In both monopolist and market based models of course production power plants dynamics have to be modeled in a correct way. In the short term, GenCos must consider these constraints in the most detailed way, here we sketch some of the most important:

  • Thermal units: Thermal (including nuclear) power plant are modeled in a somehow detailed manner. Main constraints and objective function include:

    1. quadratic cost curves possibly including some important (interdicted) valve point.
    2. min and maximum stable production.
    3. ramp rates and start up rates, possibly depending on the working points for bigger coal plants.
    4. complex operating dynamics for Combined Cycle Gas Turbine (CCGT) that have several Gas Turbine (GT) coupled with Steam Turbine (ST).
  • Hydro Units: Also hydro units are modeled in a somehow detailed manner. Main constraints include:

    1. Water-to-Power non linear relationships, for thin basin the bilinear dependency of the basin level, together with the discharge, can be included. This severely complicates the models.
    2. Complex cascade dynamics, including delays in the water flows from one basin to another.
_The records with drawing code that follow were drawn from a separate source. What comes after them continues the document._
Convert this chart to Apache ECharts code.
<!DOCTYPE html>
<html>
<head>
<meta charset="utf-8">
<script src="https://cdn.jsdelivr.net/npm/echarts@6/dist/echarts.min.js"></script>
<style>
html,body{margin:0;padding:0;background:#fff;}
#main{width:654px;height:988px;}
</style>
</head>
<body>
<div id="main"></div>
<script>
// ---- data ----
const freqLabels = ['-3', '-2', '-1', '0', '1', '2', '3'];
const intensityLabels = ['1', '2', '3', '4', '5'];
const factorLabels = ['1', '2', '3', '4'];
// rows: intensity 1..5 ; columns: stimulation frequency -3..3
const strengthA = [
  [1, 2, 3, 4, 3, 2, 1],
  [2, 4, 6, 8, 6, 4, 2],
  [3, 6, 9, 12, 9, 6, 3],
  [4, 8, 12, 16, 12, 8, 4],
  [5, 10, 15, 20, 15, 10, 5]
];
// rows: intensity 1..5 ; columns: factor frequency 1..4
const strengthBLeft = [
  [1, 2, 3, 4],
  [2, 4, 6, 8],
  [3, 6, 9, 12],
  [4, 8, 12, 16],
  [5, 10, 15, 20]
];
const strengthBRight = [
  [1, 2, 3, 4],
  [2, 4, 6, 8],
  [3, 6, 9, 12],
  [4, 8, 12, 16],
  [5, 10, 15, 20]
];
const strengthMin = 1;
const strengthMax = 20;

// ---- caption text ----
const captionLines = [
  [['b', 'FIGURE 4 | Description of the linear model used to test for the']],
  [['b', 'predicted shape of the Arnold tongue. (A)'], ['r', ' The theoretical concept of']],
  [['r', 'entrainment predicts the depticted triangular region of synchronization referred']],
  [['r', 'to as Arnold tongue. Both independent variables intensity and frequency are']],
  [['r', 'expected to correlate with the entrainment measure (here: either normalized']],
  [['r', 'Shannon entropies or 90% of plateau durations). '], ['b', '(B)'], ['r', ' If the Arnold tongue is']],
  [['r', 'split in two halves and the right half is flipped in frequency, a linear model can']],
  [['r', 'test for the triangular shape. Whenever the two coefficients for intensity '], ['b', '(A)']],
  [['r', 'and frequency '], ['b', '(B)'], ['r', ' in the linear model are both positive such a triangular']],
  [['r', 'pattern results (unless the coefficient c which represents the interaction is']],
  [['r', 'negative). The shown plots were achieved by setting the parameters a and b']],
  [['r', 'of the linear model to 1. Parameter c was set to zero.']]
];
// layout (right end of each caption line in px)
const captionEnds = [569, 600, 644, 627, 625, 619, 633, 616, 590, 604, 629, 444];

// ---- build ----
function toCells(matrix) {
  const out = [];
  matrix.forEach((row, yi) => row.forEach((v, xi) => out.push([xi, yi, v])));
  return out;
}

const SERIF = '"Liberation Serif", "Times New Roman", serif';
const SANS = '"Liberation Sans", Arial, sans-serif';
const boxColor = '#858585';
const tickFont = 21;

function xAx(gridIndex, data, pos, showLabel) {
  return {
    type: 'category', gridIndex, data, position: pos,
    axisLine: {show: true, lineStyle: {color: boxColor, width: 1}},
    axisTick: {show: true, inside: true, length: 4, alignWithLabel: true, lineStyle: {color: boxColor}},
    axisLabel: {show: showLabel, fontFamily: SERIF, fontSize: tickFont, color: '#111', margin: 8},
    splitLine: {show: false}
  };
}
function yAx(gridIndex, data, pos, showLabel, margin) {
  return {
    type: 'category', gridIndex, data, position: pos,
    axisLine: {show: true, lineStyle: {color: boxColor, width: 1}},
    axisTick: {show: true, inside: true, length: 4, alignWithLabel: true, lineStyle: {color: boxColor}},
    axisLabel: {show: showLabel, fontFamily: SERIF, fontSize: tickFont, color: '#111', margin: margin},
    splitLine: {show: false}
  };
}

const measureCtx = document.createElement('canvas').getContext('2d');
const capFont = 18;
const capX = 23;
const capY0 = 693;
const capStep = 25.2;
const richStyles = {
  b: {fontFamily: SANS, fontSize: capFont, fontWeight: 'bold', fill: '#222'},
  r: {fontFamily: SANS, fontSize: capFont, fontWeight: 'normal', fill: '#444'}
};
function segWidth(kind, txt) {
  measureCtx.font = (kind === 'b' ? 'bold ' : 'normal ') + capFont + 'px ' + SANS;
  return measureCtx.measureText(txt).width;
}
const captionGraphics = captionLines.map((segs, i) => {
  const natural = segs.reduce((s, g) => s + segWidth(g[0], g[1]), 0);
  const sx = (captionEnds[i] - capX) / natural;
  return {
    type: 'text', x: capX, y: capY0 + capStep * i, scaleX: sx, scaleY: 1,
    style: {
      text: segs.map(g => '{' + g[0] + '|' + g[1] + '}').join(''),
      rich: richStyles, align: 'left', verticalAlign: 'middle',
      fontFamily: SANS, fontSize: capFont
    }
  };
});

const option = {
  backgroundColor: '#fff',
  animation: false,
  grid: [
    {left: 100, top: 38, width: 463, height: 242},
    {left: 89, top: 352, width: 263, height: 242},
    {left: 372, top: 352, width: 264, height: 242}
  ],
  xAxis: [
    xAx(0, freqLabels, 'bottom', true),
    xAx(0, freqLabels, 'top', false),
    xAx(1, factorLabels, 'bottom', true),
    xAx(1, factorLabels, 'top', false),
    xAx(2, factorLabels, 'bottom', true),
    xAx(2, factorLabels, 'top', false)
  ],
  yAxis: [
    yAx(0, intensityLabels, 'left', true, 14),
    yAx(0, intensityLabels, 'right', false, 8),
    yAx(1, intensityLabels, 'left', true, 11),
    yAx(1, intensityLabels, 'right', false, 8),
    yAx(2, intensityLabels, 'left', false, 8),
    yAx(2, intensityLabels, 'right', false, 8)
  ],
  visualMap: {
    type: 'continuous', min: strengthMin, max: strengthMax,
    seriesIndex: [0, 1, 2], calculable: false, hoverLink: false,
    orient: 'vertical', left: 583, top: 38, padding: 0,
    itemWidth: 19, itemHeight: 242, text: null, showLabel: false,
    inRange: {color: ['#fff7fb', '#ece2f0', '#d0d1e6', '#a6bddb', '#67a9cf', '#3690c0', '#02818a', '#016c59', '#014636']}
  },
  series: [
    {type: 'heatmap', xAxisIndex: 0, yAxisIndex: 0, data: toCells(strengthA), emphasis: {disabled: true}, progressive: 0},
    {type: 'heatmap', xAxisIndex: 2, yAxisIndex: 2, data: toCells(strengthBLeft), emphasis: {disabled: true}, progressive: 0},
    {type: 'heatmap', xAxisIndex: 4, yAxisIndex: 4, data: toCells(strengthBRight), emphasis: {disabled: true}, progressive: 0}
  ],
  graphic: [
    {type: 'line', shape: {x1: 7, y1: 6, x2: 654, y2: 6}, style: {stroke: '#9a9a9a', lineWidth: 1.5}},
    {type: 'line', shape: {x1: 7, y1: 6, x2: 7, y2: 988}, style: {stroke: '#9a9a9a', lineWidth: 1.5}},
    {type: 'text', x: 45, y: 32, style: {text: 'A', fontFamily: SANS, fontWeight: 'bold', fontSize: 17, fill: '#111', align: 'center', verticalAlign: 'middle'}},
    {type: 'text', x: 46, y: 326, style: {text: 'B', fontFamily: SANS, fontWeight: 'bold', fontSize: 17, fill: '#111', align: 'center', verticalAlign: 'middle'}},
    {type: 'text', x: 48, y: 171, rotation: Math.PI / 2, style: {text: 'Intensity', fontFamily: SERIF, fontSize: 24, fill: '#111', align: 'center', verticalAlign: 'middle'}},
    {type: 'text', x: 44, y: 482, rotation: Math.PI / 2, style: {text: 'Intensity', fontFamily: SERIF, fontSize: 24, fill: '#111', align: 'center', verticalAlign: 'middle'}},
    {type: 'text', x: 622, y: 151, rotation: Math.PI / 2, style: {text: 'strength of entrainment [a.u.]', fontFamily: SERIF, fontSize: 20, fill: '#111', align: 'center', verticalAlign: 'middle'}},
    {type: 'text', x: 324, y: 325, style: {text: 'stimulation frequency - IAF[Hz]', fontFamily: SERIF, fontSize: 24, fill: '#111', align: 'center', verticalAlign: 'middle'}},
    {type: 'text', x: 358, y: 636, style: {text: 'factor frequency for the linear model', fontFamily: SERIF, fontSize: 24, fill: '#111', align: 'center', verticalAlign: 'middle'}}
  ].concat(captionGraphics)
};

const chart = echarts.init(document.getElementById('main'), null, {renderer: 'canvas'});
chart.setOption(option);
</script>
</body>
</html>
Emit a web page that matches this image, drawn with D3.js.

These delays can be also of different hours for big cascade and as a results their consideration strongly couples the decision variables along the time dimension.
    3. Additionally a forecast of possible natural inflows must be considered, due to rain or snow melt in some situations.
  • Renewable non programmable (i.e. wind and solar): These power plants do not actually have operational constraints but due to their intermittency the TSO (or the monopolist) must carefully forecast their production profile perhaps by geographical aggregation. In turns the inherent uncertainty in their (forecasted) schedule calls for stochastic-like approaches.